GIVEN EXERCISE:
Leave out the pictures and transcribe the rest of the records exactly.

Entries with chart source code:

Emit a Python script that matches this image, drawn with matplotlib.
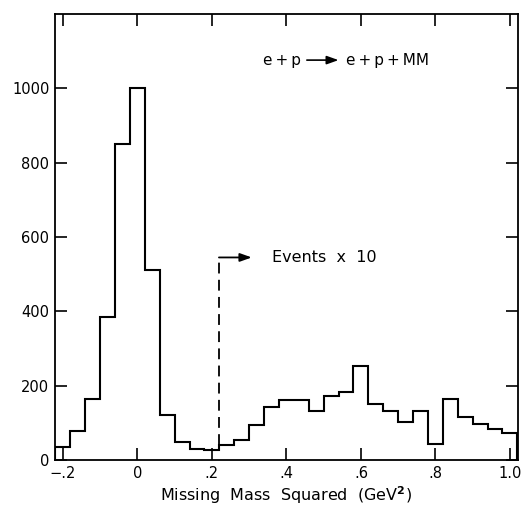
import numpy as np
import matplotlib
matplotlib.use('Agg')
import matplotlib.pyplot as plt

# Histogram of missing mass squared, bins 0.04 GeV^2 wide
bin_edges = np.round(np.arange(-0.22, 1.021, 0.04), 2)
counts = [35, 78, 164, 385, 850, 1000, 510, 121, 49, 29,
          28, 41, 55, 94, 143, 161, 161, 132, 172, 184,
          254, 152, 133, 102, 133, 44, 165, 115, 97, 83, 72]

x_ticks = [-0.2, 0, 0.2, 0.4, 0.6, 0.8, 1.0]
x_labels = ['\u2212.2', '0', '.2', '.4', '.6', '.8', '1.0']
y_ticks = [0, 200, 400, 600, 800, 1000]

plt.rcParams['font.family'] = ['DejaVu Sans']

fig = plt.figure(figsize=(5.22, 5.08), dpi=100)
ax = fig.add_axes([0.1054, 0.0945, 0.8864, 0.8779])

ax.stairs(counts, bin_edges, color='black', linewidth=1.5)

# scale change marker
ax.plot([0.22, 0.22], [41, 545], color='black', linewidth=1.3,
        linestyle=(0, (6, 3.5)))
ax.annotate('', xy=(0.307, 545), xytext=(0.219, 545),
            arrowprops=dict(arrowstyle='-|>,head_length=0.7,head_width=0.25',
                            color='black', lw=1.3, shrinkA=0, shrinkB=0))
ax.text(0.362, 545, 'Events  x  10', fontsize=11.5, va='center', ha='left')

# reaction label
ts = '\u2009'
ax.text(0.338, 1076, f'e{ts}+{ts}p', fontsize=11, va='center', ha='left')
ax.annotate('', xy=(0.54, 1076), xytext=(0.455, 1076),
            arrowprops=dict(arrowstyle='-|>,head_length=0.7,head_width=0.25',
                            color='black', lw=1.2, shrinkA=0, shrinkB=0))
ax.text(0.561, 1076, f'e{ts}+{ts}p{ts}+{ts}MM', fontsize=11, va='center', ha='left')

ax.set_xlim(-0.221, 1.021)
ax.set_ylim(0, 1200)
ax.set_xticks(x_ticks)
ax.set_xticklabels(x_labels)
ax.set_yticks(y_ticks)
ax.tick_params(direction='in', length=8.5, width=1.2, top=True, right=True,
               labelsize=10.5, pad=4)
for s in ax.spines.values():
    s.set_linewidth(1.3)

ax.set_xlabel('Missing  Mass  Squared  (GeV$^{\\mathbf{2}}$)', fontsize=11.5, labelpad=3)

fig.savefig('out.png', dpi=100)
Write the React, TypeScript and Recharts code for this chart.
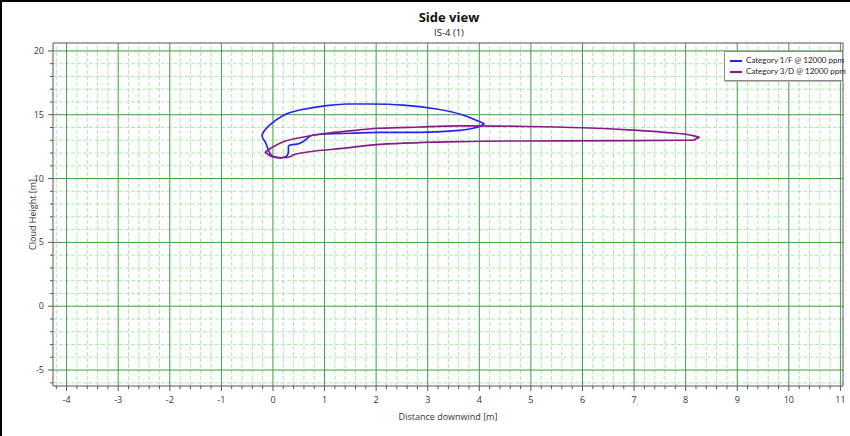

ANSWER TO THE TASK:
Emit a Python script that matches this image, drawn with matplotlib.
import numpy as np
import matplotlib
matplotlib.use('Agg')
import matplotlib.pyplot as plt

# Histogram of missing mass squared, bins 0.04 GeV^2 wide
bin_edges = np.round(np.arange(-0.22, 1.021, 0.04), 2)
counts = [35, 78, 164, 385, 850, 1000, 510, 121, 49, 29,
          28, 41, 55, 94, 143, 161, 161, 132, 172, 184,
          254, 152, 133, 102, 133, 44, 165, 115, 97, 83, 72]

x_ticks = [-0.2, 0, 0.2, 0.4, 0.6, 0.8, 1.0]
x_labels = ['\u2212.2', '0', '.2', '.4', '.6', '.8', '1.0']
y_ticks = [0, 200, 400, 600, 800, 1000]

plt.rcParams['font.family'] = ['DejaVu Sans']

fig = plt.figure(figsize=(5.22, 5.08), dpi=100)
ax = fig.add_axes([0.1054, 0.0945, 0.8864, 0.8779])

ax.stairs(counts, bin_edges, color='black', linewidth=1.5)

# scale change marker
ax.plot([0.22, 0.22], [41, 545], color='black', linewidth=1.3,
        linestyle=(0, (6, 3.5)))
ax.annotate('', xy=(0.307, 545), xytext=(0.219, 545),
            arrowprops=dict(arrowstyle='-|>,head_length=0.7,head_width=0.25',
                            color='black', lw=1.3, shrinkA=0, shrinkB=0))
ax.text(0.362, 545, 'Events  x  10', fontsize=11.5, va='center', ha='left')

# reaction label
ts = '\u2009'
ax.text(0.338, 1076, f'e{ts}+{ts}p', fontsize=11, va='center', ha='left')
ax.annotate('', xy=(0.54, 1076), xytext=(0.455, 1076),
            arrowprops=dict(arrowstyle='-|>,head_length=0.7,head_width=0.25',
                            color='black', lw=1.2, shrinkA=0, shrinkB=0))
ax.text(0.561, 1076, f'e{ts}+{ts}p{ts}+{ts}MM', fontsize=11, va='center', ha='left')

ax.set_xlim(-0.221, 1.021)
ax.set_ylim(0, 1200)
ax.set_xticks(x_ticks)
ax.set_xticklabels(x_labels)
ax.set_yticks(y_ticks)
ax.tick_params(direction='in', length=8.5, width=1.2, top=True, right=True,
               labelsize=10.5, pad=4)
for s in ax.spines.values():
    s.set_linewidth(1.3)

ax.set_xlabel('Missing  Mass  Squared  (GeV$^{\\mathbf{2}}$)', fontsize=11.5, labelpad=3)

fig.savefig('out.png', dpi=100)
Write the React, TypeScript and Recharts code for this chart.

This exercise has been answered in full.